SciPy – Understanding interpolate.splint() function (4 examples)

The SciPy library is a cornerstone in the Python ecosystem for scientific computing. It offers a vast array of functionalities, ranging from optimization, integration, interpolation, eigenvalue problems, algebraic equations, and much more. In this guide, we focus on the interpolation module, specifically the interpolate.splint() function, which calculates the definite integral of a spline between two points. We will explore this function through four progressively complex examples.

Introduction to interpolate.splint()

The interpolate.splint() function in SciPy is used for calculating the definite integral of a spline between two given points. A spline is essentially a piecewise polynomial function that can approximate or interpolate a dataset. This becomes particularly useful in scenarios where you need to integrate a dataset without an explicit function. The splint() function requires at least three arguments: the lower limit of integration, the upper limit of integration, and the spline object to integrate. This guide assumes you have basic knowledge of Python and NumPy.

Pre-requisites

Before diving into the examples, ensure you have the following installed:

• Python (3.6 or newer)
• NumPy
• SciPy

Example 1: Basic Integration

The first example demonstrates how to perform a basic integration of a quadratic spline.

from scipy import interpolate
import numpy as np

# Define the dataset
x = np.arange(0, 10)
y = x**2 # Quadratic function

# Create the spline object
spline = interpolate.splrep(x, y, s=0)

# Perform the integration between 0 and 5
integral = interpolate.splint(0, 5, spline)
print(f'The integral of the spline between 0 and 5 is: {integral}')

Output:

The integral of the spline between 0 and 5 is: 41.66666666666667

The output should indicate the calculated integral value, demonstrating how splint() is used for integrating a simple quadratic function represented as a spline.

Example 2: Irregular Dataset Integration

In the second example, we deal with integrating a spline that models an irregular dataset. This is more aligned with real-world applications where data may not follow a simple mathematical function.

from scipy import interpolate
import numpy as np

# Generate an irregular dataset
x = np.linspace(0, 10, 20)
y = np.cos(x) + np.random.normal(0, 0.1, 20) # Noisy cosine data

# Create the spline object
spline = interpolate.splrep(x, y, s=0)

# Calculate the integral between 0 and 10
integral = interpolate.splint(0, 10, spline)
print(f'The integral of the noisy cosine between 0 and 10 is: {integral}')

Output:

The integral of the noisy cosine between 0 and 10 is: -0.1361220649702334

This showcases the power of spline interpolation for handling datasets that don’t fit simple analytical expressions, demonstrating the flexibility of splint() in practical scenarios.

Example 3: Complex Function Integration

The third example pushes the limits further by applying splint() to integrate a complex mathematical function represented through spline interpolation.

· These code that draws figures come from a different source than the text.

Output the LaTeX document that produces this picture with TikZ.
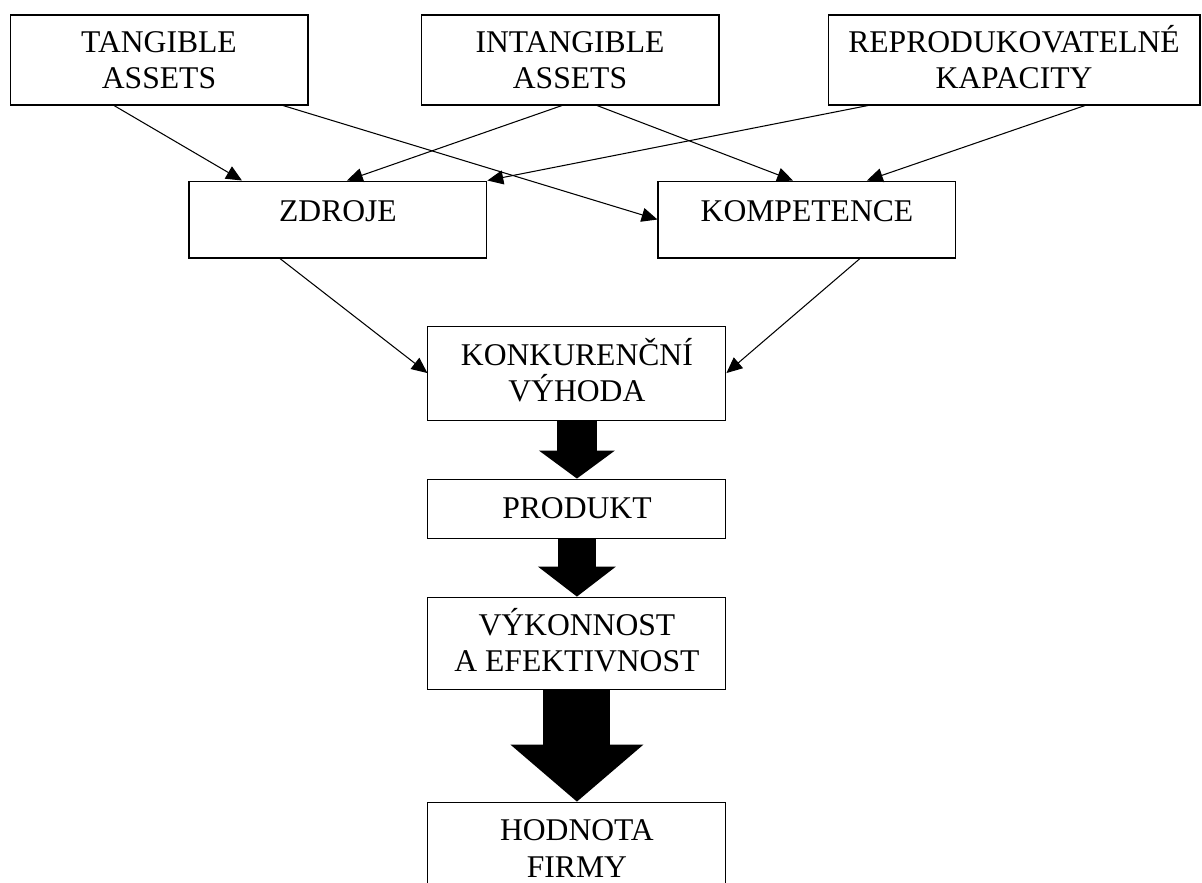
\documentclass[tikz,border=0pt]{standalone}
\usepackage{fontspec}
\setmainfont{Liberation Serif}
\usetikzlibrary{positioning, calc, arrows.meta}

\begin{document}
\begin{tikzpicture}[
    x=0.02cm, y=-0.02cm,
    node distance=1.16cm and 2.2cm,
    box/.style={rectangle, draw, line width=0.6pt, minimum width=5.96cm, align=center,
    inner sep=0pt, font=\fontsize{18}{20.7}\selectfont},
    source/.style={box, minimum height=1.8cm},
    middle/.style={box, minimum height=1.54cm, text height=12.6pt, text depth=10.8pt},
    arrow/.style={line width=0.6pt, -{Triangle[length=9pt, width=8pt]}},
    fat/.style n args={3}{line width=#1, -{Triangle[length=#3, width=#2, line width=0pt]}}
]
\useasboundingbox (0,0) rectangle (1202,882);
\clip (0,0) rectangle (1202,882);

% Nodes
\node[source] (tangible) at (159,60) {TANGIBLE\\ASSETS};
\node[source] (intangible) at (570,60) {INTANGIBLE\\ASSETS};
\node[source, minimum width=7.44cm] (repro) at (1014,60) {REPRODUKOVATELN\smash{É}\\KAPACITY};

\node[middle, below=1.5cm of tangible, xshift=3.58cm] (zdroje) {ZDROJE};
\node[middle, below=1.5cm of intangible, xshift=4.74cm] (kompetence) {KOMPETENCE};

\node[box, minimum height=1.88cm, below=1.34cm of zdroje, xshift=4.78cm] (vyhoda) {KONKUREN\smash{Č}N\smash{Í}\\VÝHODA};
\node[box, minimum height=1.18cm, below=of vyhoda] (produkt) {PRODUKT};
\node[box, minimum height=1.84cm, below=of produkt] (vykonnost) {V\smash{Ý}KONNOST\\A EFEKTIVNOST};
\node[box, minimum height=1.86cm, below=2.24cm of vykonnost] (hodnota) {HODNOTA\\FIRMY};

% Arrows
\draw[arrow] ($(tangible.south)+(-45,0)$) -- ($(zdroje.north)+(-96,0)$);
\draw[arrow] ($(tangible.south)+(124,0)$) -- (kompetence.west);
\draw[arrow] ($(intangible.south)+(-8,0)$) -- ($(zdroje.north)+(9,0)$);
\draw[arrow] ($(intangible.south)+(27,0)$) -- ($(kompetence.north)+(-14,0)$);
\draw[arrow] ($(repro.south)+(-146,0)$) -- (zdroje.north east);
\draw[arrow] ($(repro.south)+(71,0)$) -- ($(kompetence.north)+(60,0)$);
\draw[arrow] ($(zdroje.south)+(-58,0)$) -- (vyhoda.west);
\draw[arrow] ($(kompetence.south)+(53,0)$) -- (vyhoda.east);

\draw[fat={0.8cm}{1.52cm}{0.56cm}] (vyhoda) -- (produkt);
\draw[fat={0.76cm}{1.56cm}{0.6cm}] (produkt) -- (vykonnost);
\draw[fat={1.34cm}{2.66cm}{1.14cm}] (vykonnost) -- (hodnota);

\end{tikzpicture}
\end{document}
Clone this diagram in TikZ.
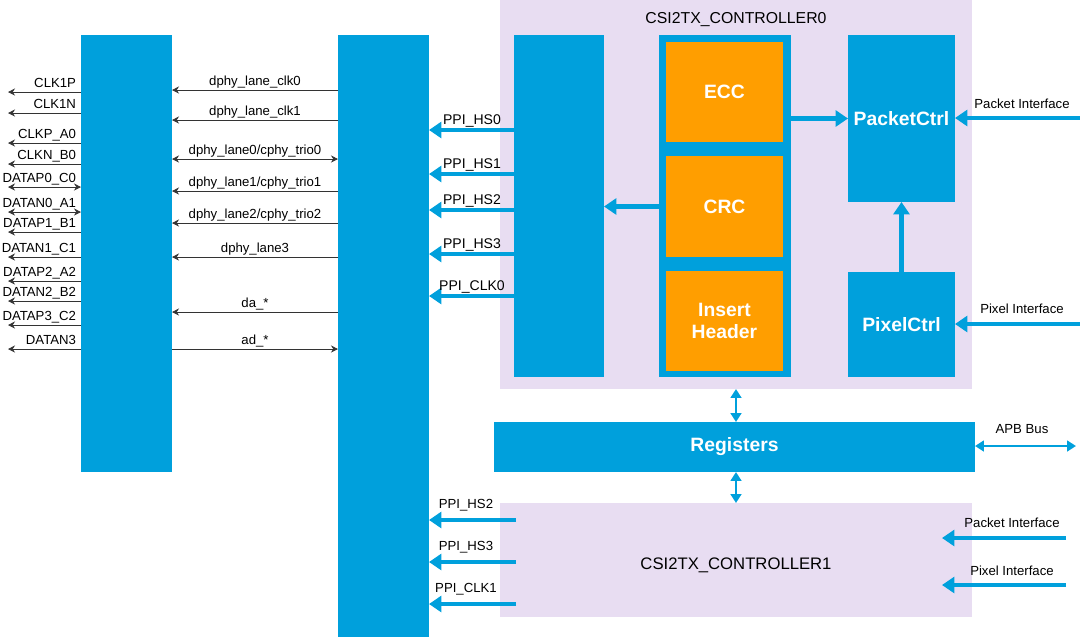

from scipy import interpolate
import numpy as np

# Define a complex function
x = np.linspace(0, 10, 100)
y = np.sin(x)*np.cos(x) # Sine-cosine function

# Create the spline object
spline = interpolate.splrep(x, y, s=0)

# Integrate the function between 2 and 8
integral = interpolate.splint(2, 8, spline)
print(f'The integral of the sine-cosine function between 2 and 8 is: {integral}')

Output:

[nodemon] starting `python main.py`
The integral of the sine-cosine function between 2 and 8 is: 0.07600376946534165

This example illustrates the effectiveness of splint() for more complex mathematical functions that could be cumbersome to integrate analytically.

Example 4: Weighted Integration

Finally, we explore a more advanced scenario where the goal is to perform a weighted integration of a spline, adding another layer of complexity.

from scipy import interpolate
import numpy as np

# Let's integrate the same sine-cosine function but with a weight of x^2
x = np.linspace(0, 10, 100)
y = np.sin(x)*np.cos(x) * x**2 # Weighted sine-cosine function

# Create the spline object
spline = interpolate.splrep(x, y, s=0)

# Integrate the function between 1 and 9
integral = interpolate.splint(1, 9, spline)
print(f'The integral of the weighted sine-cosine function between 1 and 9 is: {integral}')

This advanced example demonstrates how splint() can tackle even more nuanced integration problems involving weighted functions.

Conclusion

The interpolate.splint() function in SciPy is a powerful tool for numerical integration, especially when dealing with datasets that lack an explicit formula or involve complex, weighted integrations. Through the examples provided, we’ve seen its versatility and effectiveness across a range of scenarios, from simple polynomial splines to irregular, noisy datasets, complex functions, and weighted integrations. By understanding how to apply splint() effectively, you can enhance your data analysis and scientific computing projects significantly.